FDA Commissioner Robert Califf said regulators knew closing the Abbott plant would create supply problems, but there was little evidence of urgency between the plant closing in February and recent emergency measures to allow more imports from abroad. .

Longtime food safety experts see a deeper problem at the highest levels of the FDA, where doctors and medical scientists for decades have prioritized oversight of drugs and medical products over food.

“It’s very challenging for them to engage in this area because they don’t have the training, knowledge and experience in it,” said Steven Mandernach, executive director of the Association of Food and Drug Officials, which represents state-level inspectors.

The FDA shares oversight of food production and safety with the US Department of Agriculture. FDA inspections of food facilities peaked in 2011 and have declined in most years since, despite increased funds and Congressional powers. The FDA said that while US inspections have declined, inspections of foreign facilities have increased.

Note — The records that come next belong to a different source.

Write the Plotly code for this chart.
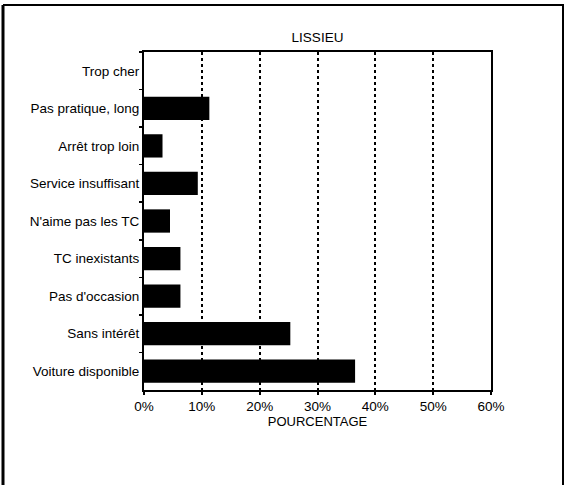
import plotly.graph_objects as go

categories = ["Trop cher", "Pas pratique, long", "Arrêt trop loin", "Service insuffisant",
              "N'aime pas les TC", "TC inexistants", "Pas d'occasion", "Sans intérêt",
              "Voiture disponible"]
values = [0, 11.3, 3.2, 9.3, 4.5, 6.3, 6.3, 25.3, 36.5]
x_ticks = [0, 10, 20, 30, 40, 50, 60]
x_labels = ["0%", "10%", "20%", "30%", "40%", "50%", "60%"]

W, H = 567, 485
L, R, T, B = 144, 76, 52, 95

fig = go.Figure(go.Bar(
    x=values, y=categories, orientation="h",
    marker=dict(color="black", line=dict(width=0)),
    width=0.62,
))

font = dict(family="Liberation Sans, Arial, sans-serif", size=13.5, color="black")

fig.update_layout(
    width=W, height=H,
    margin=dict(l=L, r=R, t=T, b=B, pad=0),
    paper_bgcolor="white", plot_bgcolor="white",
    font=font,
    showlegend=False,
    title=dict(text="LISSIEU", x=(L + (W - R)) / 2 / W, xanchor="center",
               y=1 - 37 / H, yanchor="middle", font=dict(size=13.5, color="black")),
    xaxis=dict(
        range=[0, 60], tickvals=x_ticks, ticktext=x_labels,
        showgrid=True, gridcolor="black", griddash="dot", gridwidth=2,
        showline=True, linecolor="black", linewidth=2, mirror=True,
        ticks="outside", ticklen=3, tickcolor="black", tickwidth=2,
        zeroline=False,
        title=dict(text="POURCENTAGE", standoff=0, font=dict(size=13)),
        fixedrange=True,
    ),
    yaxis=dict(
        autorange="reversed",
        showgrid=False,
        showline=True, linecolor="black", linewidth=2, mirror=True,
        ticks="outside", ticklen=3, tickcolor="black", tickwidth=1.5,
        tickson="boundaries",
        ticklabelstandoff=0,
        fixedrange=True,
    ),
)

# outer frame (in paper coordinates computed from pixel positions)
pw = W - L - R
ph = H - T - B
def px(x):
    return (x - L) / pw
def py(y):
    return 1 - (y - T) / ph

fig.add_shape(type="line", xref="paper", yref="paper",
              x0=px(3), x1=px(3), y0=py(5), y1=py(490),
              line=dict(color="black", width=3))
fig.add_shape(type="line", xref="paper", yref="paper",
              x0=px(3), x1=px(564), y0=py(5), y1=py(5),
              line=dict(color="black", width=2))
fig.add_shape(type="line", xref="paper", yref="paper",
              x0=px(563), x1=px(563), y0=py(5), y1=py(490),
              line=dict(color="black", width=2))

fig.write_html("out.html",
               config={"displayModeBar": False, "staticPlot": True},
               post_script="document.body.style.margin='0';document.body.style.overflow='hidden';")
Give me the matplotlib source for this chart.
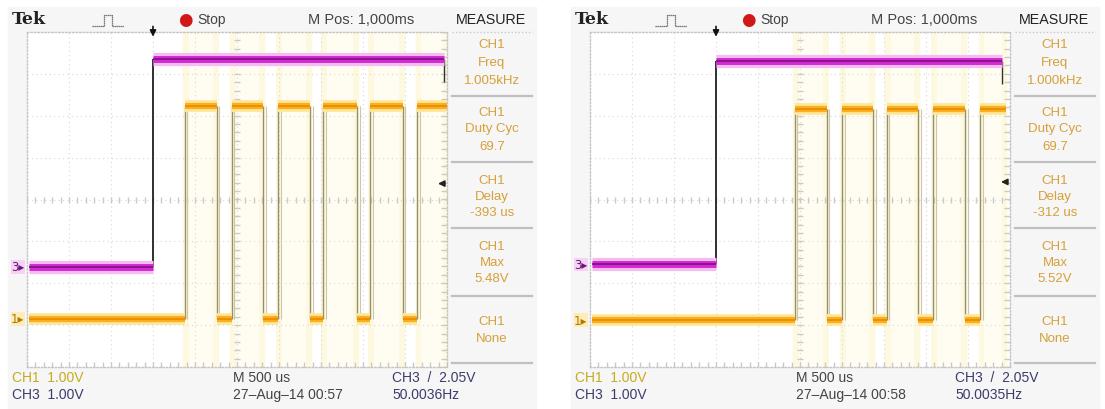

It’s not certain that extra inspections during COVID-19 would have avoided contamination problems at the closed Sturgis, Michigan plant. And Abbott says its products have not been directly linked to the infections, two of which were fatal.

But the plant has had previous problems, including a 2010 formula recall due to possible contamination with insect parts.

“I think facilities that have known issues that could cause a food safety risk should be part of the FDA’s mission-critical work,” Mandernach said. “And this facility would be among those.”

The lack of regular inspections — or even the threat of them — can lead to changes in the culture of plants like Abbott’s, Mandernach noted.

“If you’re driving down the highway and you know the state troopers were laid off, could you go a little faster than if you knew there was a police officer on duty?” asked Mandernach.